#### [Task requirements]
Identify each line holding the string "matplotlib" and copy it.

>>>>

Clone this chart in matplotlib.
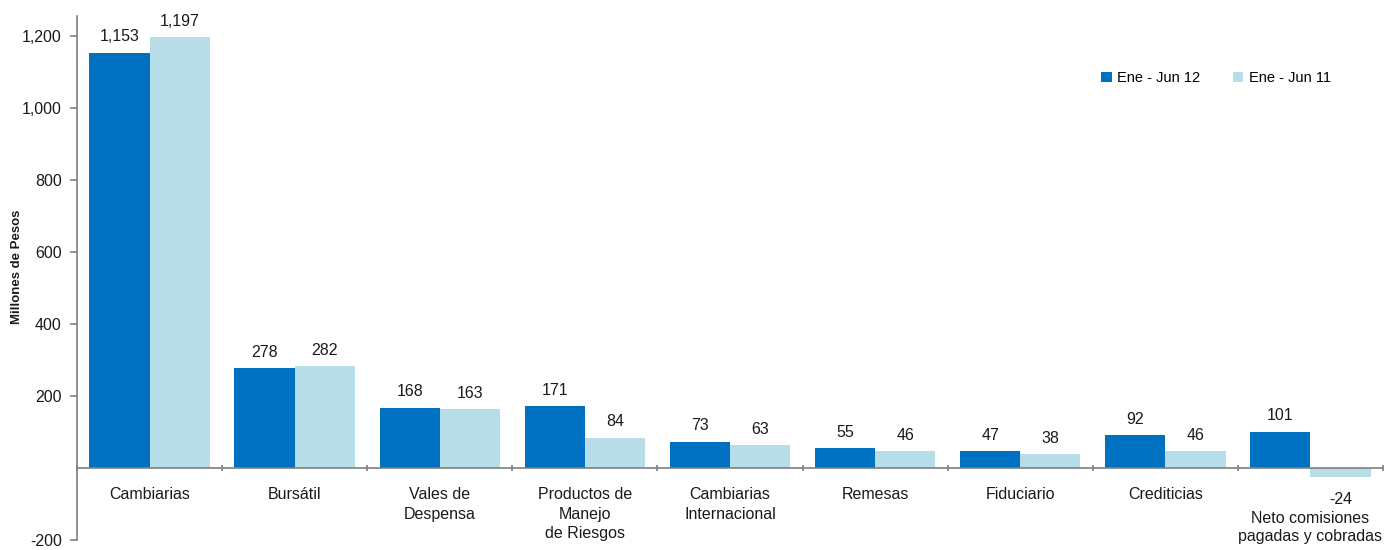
import matplotlib
matplotlib.use("Agg")
import matplotlib.pyplot as plt
import numpy as np

categories = ["Cambiarias", "Bursátil", "Vales de\nDespensa", "Productos de\nManejo\nde Riesgos",
              "Cambiarias\nInternacional", "Remesas", "Fiduciario", "Crediticias",
              "Neto comisiones\npagadas y cobradas"]
ene_jun_12 = [1153, 278, 168, 171, 73, 55, 47, 92, 101]
ene_jun_11 = [1197, 282, 163, 84, 63, 46, 38, 46, -24]
series_names = ["Ene - Jun 12", "Ene - Jun 11"]
yticks = [-200, 200, 400, 600, 800, 1000, 1200]

plt.rcParams['font.family'] = ['Liberation Sans', 'DejaVu Sans']
dark = "#0070C0"
light = "#B7DDE8"
gray = "#7F7F7F"
txt = "#1a1a1a"

fig = plt.figure(figsize=(13.9, 5.5), dpi=100)
ax = fig.add_axes([0.0554, 0.018, 0.9396, 0.953])

n = len(categories)
x = np.arange(n)
w = 0.415
b1 = ax.bar(x - w / 2, ene_jun_12, w, color=dark, label=series_names[0])
b2 = ax.bar(x + w / 2, ene_jun_11, w, color=light, label=series_names[1])

for bars, vals in ((b1, ene_jun_12), (b2, ene_jun_11)):
    for r, v in zip(bars, vals):
        xc = r.get_x() + r.get_width() / 2
        if v >= 0:
            ax.annotate(f"{v:,}", (xc, v), xytext=(0, 6), textcoords="offset points",
                        ha="center", va="bottom", fontsize=11.5, color=txt)
        else:
            ax.annotate(f"{v:,}", (xc, v), xytext=(0, -11), textcoords="offset points",
                        ha="center", va="top", fontsize=11.5, color=txt)

ax.set_xlim(-0.5, n - 0.5)
ax.set_ylim(-200, 1255)
ax.set_yticks(yticks)
ax.set_yticklabels([f"{t:,}" for t in yticks], fontsize=11.5, color=txt)

ax.spines['top'].set_visible(False)
ax.spines['right'].set_visible(False)
ax.spines['bottom'].set_position(('data', 0))
for s in ('left', 'bottom'):
    ax.spines[s].set_color(gray)
    ax.spines[s].set_linewidth(1.2)

# category labels (last one sits lower, below the negative value label)
ax.set_xticks(x)
ax.set_xticklabels(categories[:-1] + [""], fontsize=11.5, color=txt, linespacing=1.35)
ax.tick_params(axis='x', which='major', length=0, pad=14)
ax.annotate(categories[-1], (x[-1], 0), xytext=(0, -31), textcoords="offset points",
            ha="center", va="top", fontsize=11.5, color=txt, linespacing=1.2)
ax.set_xticks(np.arange(n + 1) - 0.5, minor=True)
ax.tick_params(axis='x', which='minor', length=5, color=gray, width=1.2, direction='inout')
ax.tick_params(axis='y', length=5, color=gray, width=1.2, direction='out', pad=6)

fig.text(17 / 1390, 0.515, "Millones de Pesos", rotation=90, ha="center", va="center",
         fontsize=9.5, fontweight='bold', color=txt)

ax.legend(loc='upper right', bbox_to_anchor=(0.97, 0.92), ncol=2, frameon=False,
          fontsize=10.5, handlelength=0.7, handleheight=0.7, columnspacing=2.2,
          handletextpad=0.4)

fig.savefig("out.png", dpi=100)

<<<<

#### [Solution to the problem]
Clone this chart in matplotlib.
import matplotlib
matplotlib.use("Agg")
import matplotlib.pyplot as plt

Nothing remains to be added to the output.